Twelve years, two presiding commissioners, and a quarter-cent road and bridge sales tax later, Newton County associate commissioners Jerry Black and Jack Sanders have decided to retire.

Twelve years, two presiding commissioners, and a quarter-cent road and bridge sales tax later, Newton County associate commissioners Jerry Black and Jack Sanders have decided to retire.

The two men, both elected to their posts in the November 2000 election, will be stepping down at the end of the year, making way for their successors, Jim Jackson and Alan Cook.

For Sanders, of Neosho, his position on the Newton County Commission was his first time holding elected public office.
He described his experience serving on the commission as an honor. 

“I saw an announcement in the newspaper that Jerry Carter was running for presiding commissioner and I’ve known Jerry all of my life and I thought you know that’s something maybe I could do,” Sanders said. “It’s been very rewarding to me. It’s especially appreciated at this time in my life, kind of in my twilight years of my life, to have the satisfaction that the voters and citizens of the county have entrusted me with the office.”

This wasn’t Sanders’ first time working with Newton County, though. Sanders had spent 11 years as a juvenile officer for Newton and McDonald counties.

Meanwhile, Black, of Joplin, had served two terms on the Joplin R-8 school board and operated his own business, Miners Ice, for 28 years, but had not experienced working with county government.

He said he saw some problems going on in the county that year, and thought he might have something to offer.

“I had a background in business and also in government, so to speak, and just felt that I had the experience to help the county,” Black said. “In the 12 years, things have been stable. We went through some tough times, but we knew how to manage our way through it. There has not been controversy in this county.”

Sanders said he and Black didn’t know each other prior to winning office, but have worked well together. Black said it is that cooperation that has helped business to run smoothly in the county commissioner’s office.

“That’s what’s made us successful really over the 12 years, or contributed to our success,” Black said. “With Jack and previously with Jerry Carter (former presiding commissioner) and now the last two years with Marilyn Ruestman (current presiding commissioner), there’s just always been the ability to work together.”

Both Black and Sanders point to the county’s financial stability as one of their greatest accomplishments while serving on the commission.

Black, who has spent much of his time on commission working with the county’s roads and bridges, also listed the passage of a quarter-cent road and bridge sales tax as an accomplishment. 

“The thing that stands out the most with me is getting the sales tax issue passed in 2011, to in the future have the funds available to improve the roads county-wide,” Black said.

Black and Sanders were elected to the commission the same time Carter was elected as Newton County Presiding Commissioner.

The three men worked together through 2010, when Carter opted not to seek re-election.

Ruestman joined the commission in January 2011, and said she could not have received a better welcome.

“When I came I felt very accepted, I never was uncomfortable,” Ruestman said. “They’ve always been supportive and I never feel like anyone here is left out on the limb. We really do function as a team and these two gentlemen I think are responsible for that.”

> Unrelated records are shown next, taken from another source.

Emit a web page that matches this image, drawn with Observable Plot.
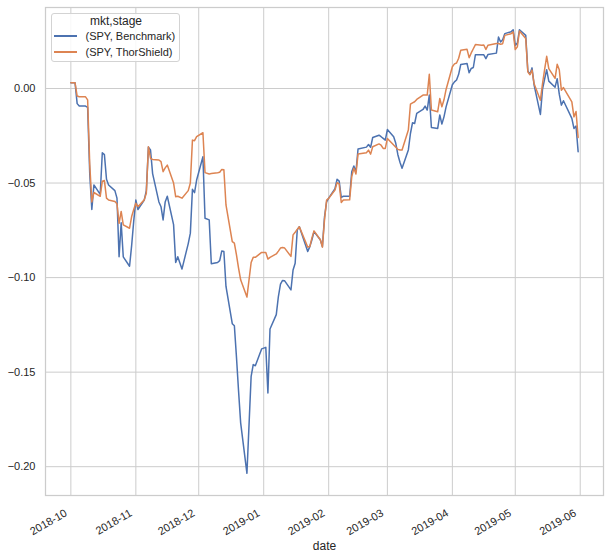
<!DOCTYPE html>
<html><head><meta charset="utf-8">
<script src="https://cdn.jsdelivr.net/npm/d3@7"></script>
<script src="https://cdn.jsdelivr.net/npm/@observablehq/plot@0.6"></script>
<style>
html,body{margin:0;padding:0;background:#fff;}
#wrap{position:relative;width:609px;height:556px;font-family:"Liberation Sans",Arial,sans-serif;color:#262626;}
#legend{position:absolute;left:50.5px;top:12.5px;width:129.5px;height:49.5px;border:1px solid #d3d3d3;border-radius:3px;background:rgba(255,255,255,0.85);box-sizing:border-box;}
#legend .ttl{position:absolute;left:38.5px;top:0.5px;font-size:12px;line-height:14px;white-space:nowrap;}
#legend .sw{position:absolute;left:2px;width:23px;height:1.6px;}
#legend .lb{position:absolute;left:34px;font-size:11px;line-height:14px;white-space:nowrap;}
</style></head><body><div id="wrap"></div>
<script>
const dates = ["2018-10-01","2018-10-02","2018-10-03","2018-10-04","2018-10-05","2018-10-08","2018-10-09","2018-10-10","2018-10-11","2018-10-12",
"2018-10-15","2018-10-16","2018-10-17","2018-10-18","2018-10-19","2018-10-22","2018-10-23","2018-10-24","2018-10-25","2018-10-26",
"2018-10-29","2018-10-30","2018-10-31","2018-11-01","2018-11-02","2018-11-05","2018-11-06","2018-11-07","2018-11-08","2018-11-09",
"2018-11-12","2018-11-13","2018-11-14","2018-11-15","2018-11-16","2018-11-19","2018-11-20","2018-11-21","2018-11-23","2018-11-26",
"2018-11-27","2018-11-28","2018-11-29","2018-11-30","2018-12-03","2018-12-04","2018-12-06","2018-12-07","2018-12-10","2018-12-11",
"2018-12-12","2018-12-13","2018-12-14","2018-12-17","2018-12-18","2018-12-19","2018-12-20","2018-12-21","2018-12-24","2018-12-26",
"2018-12-27","2018-12-28","2018-12-31","2019-01-02","2019-01-03","2019-01-04","2019-01-07","2019-01-08","2019-01-09","2019-01-10",
"2019-01-11","2019-01-14","2019-01-15","2019-01-16","2019-01-17","2019-01-18","2019-01-22","2019-01-23","2019-01-24","2019-01-25",
"2019-01-28","2019-01-29","2019-01-30","2019-01-31","2019-02-01","2019-02-04","2019-02-05","2019-02-06","2019-02-07","2019-02-08",
"2019-02-11","2019-02-12","2019-02-13","2019-02-14","2019-02-15","2019-02-19","2019-02-20","2019-02-21","2019-02-22","2019-02-25",
"2019-02-26","2019-02-27","2019-02-28","2019-03-01","2019-03-04","2019-03-05","2019-03-06","2019-03-07","2019-03-08","2019-03-11",
"2019-03-12","2019-03-13","2019-03-14","2019-03-15","2019-03-18","2019-03-19","2019-03-20","2019-03-21","2019-03-22","2019-03-25",
"2019-03-26","2019-03-27","2019-03-28","2019-03-29","2019-04-01","2019-04-02","2019-04-03","2019-04-04","2019-04-05","2019-04-08",
"2019-04-09","2019-04-10","2019-04-11","2019-04-12","2019-04-15","2019-04-16","2019-04-17","2019-04-18","2019-04-22","2019-04-23",
"2019-04-24","2019-04-25","2019-04-26","2019-04-29","2019-04-30","2019-05-01","2019-05-02","2019-05-03","2019-05-06","2019-05-07",
"2019-05-08","2019-05-09","2019-05-10","2019-05-13","2019-05-14","2019-05-15","2019-05-16","2019-05-17","2019-05-20","2019-05-21",
"2019-05-22","2019-05-23","2019-05-24","2019-05-28","2019-05-29","2019-05-30","2019-05-31"];

const benchmark = [0.003,0.003,0.003,-0.008,-0.0093,-0.0093,-0.010,-0.045,-0.064,-0.051,
-0.056,-0.034,-0.035,-0.048,-0.051,-0.054,-0.058,-0.089,-0.071,-0.089,
-0.094,-0.083,-0.070,-0.059,-0.064,-0.059,-0.054,-0.031,-0.0325,-0.045,
-0.060,-0.0625,-0.0695,-0.060,-0.057,-0.072,-0.092,-0.089,-0.0955,-0.082,
-0.0765,-0.0533,-0.0551,-0.0484,-0.0361,-0.0686,-0.0695,-0.0927,-0.092,-0.091,
-0.0859,-0.0862,-0.1047,-0.1244,-0.1255,-0.142,-0.160,-0.1768,-0.2035,-0.1522,
-0.146,-0.1466,-0.1377,-0.1369,-0.161,-0.1272,-0.1196,-0.110,-0.1035,-0.1015,
-0.1017,-0.1065,-0.096,-0.0924,-0.0748,-0.0731,-0.0862,-0.0836,-0.080,-0.0757,
-0.080,-0.0836,-0.068,-0.060,-0.058,-0.053,-0.048,-0.049,-0.0576,-0.057,
-0.057,-0.044,-0.041,-0.044,-0.032,-0.031,-0.0296,-0.0311,-0.0259,-0.0247,
-0.0255,-0.0264,-0.0273,-0.0217,-0.0255,-0.029,-0.035,-0.039,-0.0422,-0.0325,
-0.0238,-0.0181,-0.0185,-0.0132,-0.0111,-0.0093,-0.0114,-0.0035,-0.0206,-0.0211,
-0.014,-0.0188,-0.015,-0.0097,0.002,0.0035,0.0045,0.0075,0.0127,0.0132,
0.0083,0.0106,0.0111,0.0179,0.0178,0.0178,0.0158,0.018,0.0187,0.0272,
0.0246,0.0258,0.029,0.030,0.0311,0.0228,0.024,0.0311,0.0281,0.0093,
0.0075,0.0109,0.0018,-0.0137,-0.0005,0.005,0.0099,0.0039,0.0007,0.0052,
-0.003,-0.0088,-0.0065,-0.0158,-0.0211,-0.0199,-0.0334];

const thorshield = [0.003,0.003,0.003,-0.004,-0.0044,-0.0044,-0.006,-0.040,-0.060,-0.055,
-0.057,-0.049,-0.0487,-0.058,-0.059,-0.0598,-0.061,-0.0713,-0.065,-0.0721,
-0.0739,-0.0677,-0.064,-0.0607,-0.0625,-0.0589,-0.0554,-0.0308,-0.037,-0.0375,
-0.0378,-0.0387,-0.044,-0.042,-0.0405,-0.050,-0.0572,-0.057,-0.058,-0.054,
-0.050,-0.0273,-0.0276,-0.0255,-0.0234,-0.0445,-0.0452,-0.045,-0.0445,-0.0443,
-0.0428,-0.043,-0.0616,-0.081,-0.0818,-0.088,-0.095,-0.1012,-0.1103,-0.092,
-0.0893,-0.0893,-0.0867,-0.0867,-0.0902,-0.0893,-0.0875,-0.086,-0.0844,-0.0841,
-0.0844,-0.0888,-0.0774,-0.0760,-0.0745,-0.0731,-0.0839,-0.0836,-0.079,-0.0753,
-0.080,-0.0839,-0.0695,-0.059,-0.0581,-0.0537,-0.0498,-0.0505,-0.0603,-0.059,
-0.0589,-0.0466,-0.0422,-0.0452,-0.0347,-0.034,-0.0326,-0.0347,-0.0308,-0.0293,
-0.030,-0.0317,-0.0317,-0.0264,-0.0299,-0.031,-0.0322,-0.0325,-0.0325,-0.022,
-0.0083,-0.0076,-0.007,-0.0058,-0.0035,-0.0035,-0.0035,0.0075,-0.0114,-0.0123,
-0.0053,-0.0097,-0.006,-0.0005,0.0115,0.013,0.0135,0.016,0.0202,0.0207,
0.0163,0.0188,0.021,0.0232,0.0229,0.023,0.0206,0.0229,0.0238,0.0238,
0.0234,0.0237,0.0281,0.029,0.0299,0.0206,0.022,0.0304,0.0264,0.0088,
0.0073,0.0097,0.0025,-0.0062,0.0025,0.010,0.017,0.0105,0.0053,0.0128,
0.0099,-0.0009,0.0005,-0.0071,-0.015,-0.0122,-0.0259];

const seriesNames = ["(SPY, Benchmark)", "(SPY, ThorShield)"];
const seriesColors = ["#4c72b0", "#dd8452"];
const legendTitle = "mkt,stage";
const xLabel = "date";
const xTickLabels = ["2018-10","2018-11","2018-12","2019-01","2019-02","2019-03","2019-04","2019-05","2019-06"];
const yTicks = [-0.20, -0.15, -0.10, -0.05, 0.00];

const parseDay = d3.utcParse("%Y-%m-%d");
const parseMonth = d3.utcParse("%Y-%m");
const rows = [];
dates.forEach((d, i) => {
  rows.push({date: parseDay(d), value: benchmark[i], series: seriesNames[0]});
  rows.push({date: parseDay(d), value: thorshield[i], series: seriesNames[1]});
});
const xTicks = xTickLabels.map(parseMonth);
const [x0, x1] = d3.extent(rows, d => d.date);
const xm = (x1 - x0) * 0.05;
const [y0, y1] = d3.extent(rows, d => d.value);
const ym = (y1 - y0) * 0.05;

const chart = Plot.plot({
  width: 609, height: 556,
  marginLeft: 45, marginRight: 6, marginTop: 7, marginBottom: 61,
  style: {fontFamily: "Liberation Sans, Arial, sans-serif", fontSize: "11px", color: "#262626", background: "white", overflow: "visible"},
  x: {type: "utc", domain: [new Date(+x0 - xm), new Date(+x1 + xm)]},
  y: {domain: [y0 - ym, y1 + ym]},
  color: {domain: seriesNames, range: seriesColors},
  marks: [
    Plot.gridX(xTicks, {stroke: "#cccccc", strokeOpacity: 1, strokeWidth: 1}),
    Plot.gridY(yTicks, {stroke: "#cccccc", strokeOpacity: 1, strokeWidth: 1}),
    Plot.frame({stroke: "#cccccc", strokeWidth: 1.25}),
    Plot.axisY(yTicks, {tickSize: 0, tickPadding: 10, tickFormat: d3.format(".2f"), label: null, fontSize: 11}),
    Plot.axisX(xTicks, {tickSize: 0, tickPadding: 13, tickRotate: -30, dx: -7, textAnchor: "end", lineAnchor: "top", tickFormat: d3.utcFormat("%Y-%m"), label: null, fontSize: 11}),
    Plot.text([xLabel], {text: d => d, frameAnchor: "bottom", dy: 54, fontSize: 12, fill: "#262626"}),
    Plot.line(rows, {x: "date", y: "value", z: "series", stroke: "series", strokeWidth: 1.5})
  ]
});

const wrap = document.getElementById("wrap");
wrap.appendChild(chart);
const lg = document.createElement("div");
lg.id = "legend";
const t = document.createElement("div");
t.className = "ttl"; t.textContent = legendTitle; lg.appendChild(t);
const centers = [22.5, 38.7];
seriesNames.forEach((n, i) => {
  const sw = document.createElement("div");
  sw.className = "sw"; sw.style.background = seriesColors[i]; sw.style.top = (centers[i] - 0.8) + "px";
  lg.appendChild(sw);
  const lb = document.createElement("div");
  lb.className = "lb"; lb.textContent = n; lb.style.top = (centers[i] - 7) + "px";
  lg.appendChild(lb);
});
wrap.appendChild(lg);
</script></body></html>
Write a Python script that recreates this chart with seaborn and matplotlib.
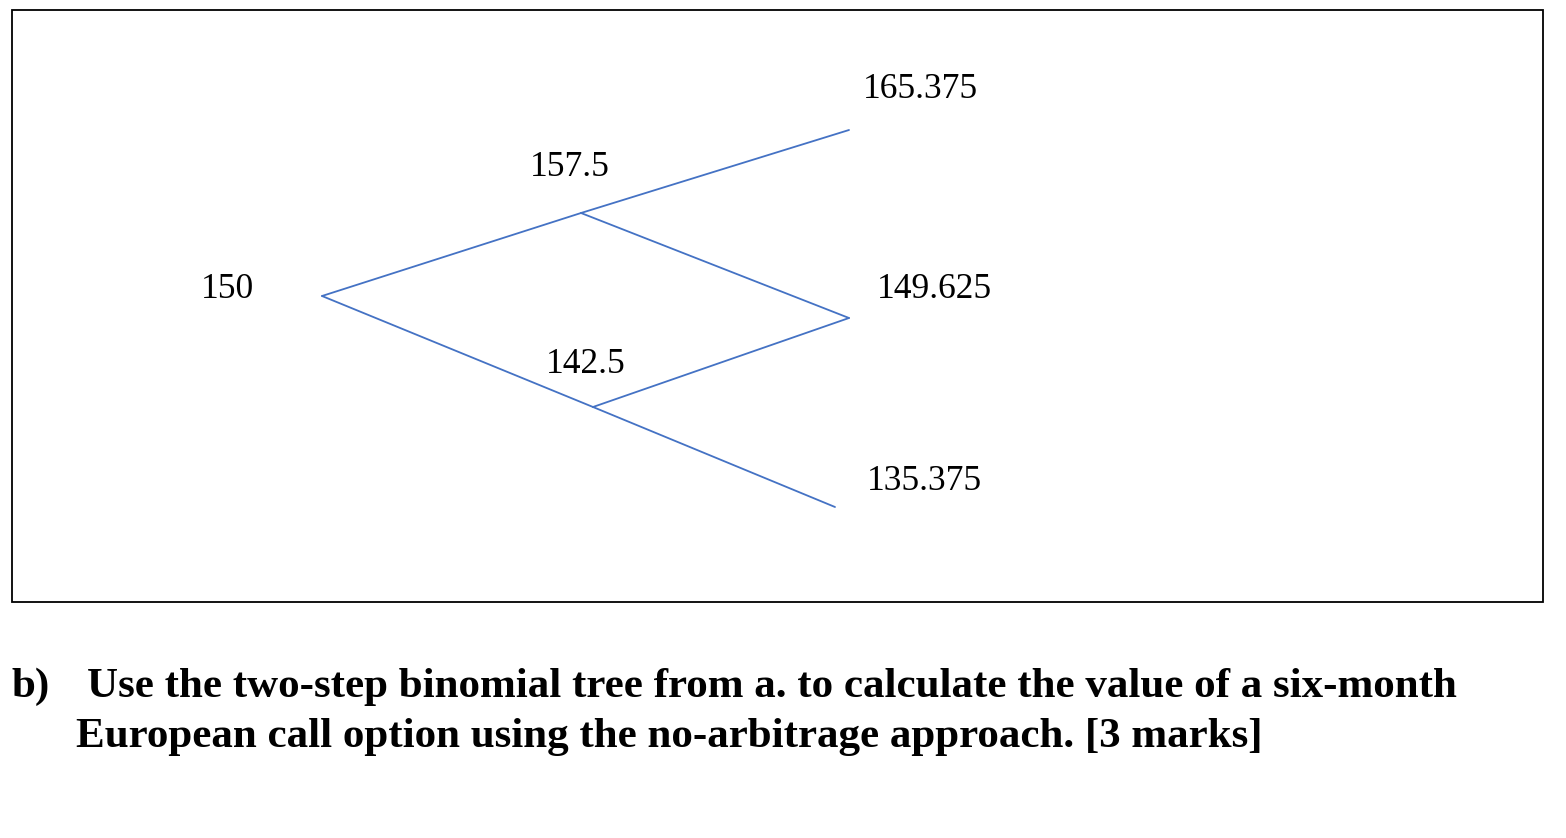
import pandas as pd
import seaborn as sns
import matplotlib.pyplot as plt

# node positions (pixel space) and labels of the two-step tree
node_names = ["S0", "Su", "Sd", "Suu", "Sud", "Sdd"]
node_x = [322, 581, 593, 849, 849, 835]
node_y = [296, 213, 407, 130, 318, 507]
node_labels = ["150", "157.5", "142.5", "165.375", "149.625", "135.375"]
label_x = [227, 570, 586, 920, 934, 924]
label_y = [289, 167, 364, 90, 289, 481]

edges = [("S0", "Su"), ("S0", "Sd"), ("Su", "Suu"), ("Su", "Sud"), ("Sd", "Sud"), ("Sd", "Sdd")]

pos = dict(zip(node_names, zip(node_x, node_y)))
rows = []
for i, (a, b) in enumerate(edges):
    for n in (a, b):
        rows.append({"edge": i, "x": pos[n][0], "y": pos[n][1]})
df = pd.DataFrame(rows)

sns.set_style("white")
fig = plt.figure(figsize=(15.66, 8.38), dpi=100)
ax = fig.add_axes([0, 0, 1, 1])
ax.set_xlim(0, 1566)
ax.set_ylim(838, 0)
ax.axis("off")

# frame around the tree
ax.add_patch(plt.Rectangle((12, 10), 1531, 592, fill=False, edgecolor="black", linewidth=1.3))

sns.lineplot(data=df, x="x", y="y", units="edge", estimator=None, sort=False,
             color="#4472C4", linewidth=1.3, ax=ax)

for lx, ly, t in zip(label_x, label_y, node_labels):
    ax.text(lx, ly, t, ha="center", va="center", fontsize=25.5,
            family="Liberation Serif", color="black")

bold = dict(fontsize=31, family="Liberation Serif", fontweight="bold", va="center", color="black")
ax.text(12, 687, "b)", **bold)
ax.text(87, 687, "Use the two-step binomial tree from a. to calculate the value of a six-month", **bold)
ax.text(76, 737, "European call option using the no-arbitrage approach. [3 marks]", **bold)

fig.savefig("out.png", dpi=100)
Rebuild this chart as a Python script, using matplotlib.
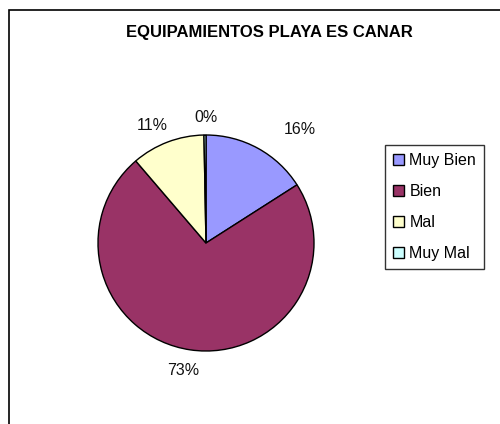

As the end of Black and Sanders’ terms near, upcoming commissioners Jackson and Cook have been spending time in the commissioners office, where the present and future office holders are working to make the transition as smooth as possible.

“I think the county will be in good hands,” Sanders said. “They’re both knowledgeable men and I think well qualified for the job.”

After 12 years of public service, what will Black and Sanders do next?
Sanders said he will likely volunteer with Church Growth, International, where he was employed prior to his time on the commission.

For Black, a lot of family time is on the agenda, as during his time on commission his family expanded from two to ten grandchildren.

Both men say they will miss the day-to-day work of the commission and especially the people they have worked with while on the job.

Ruestman said that feeling is mutual.

“I’m very sad to see these gentlemen go, because they’ve really done a great job and I think they have practiced integrity,” she said. “Jack and Jerry are both fine men and they are the type of men that you should have in public service, without a doubt.”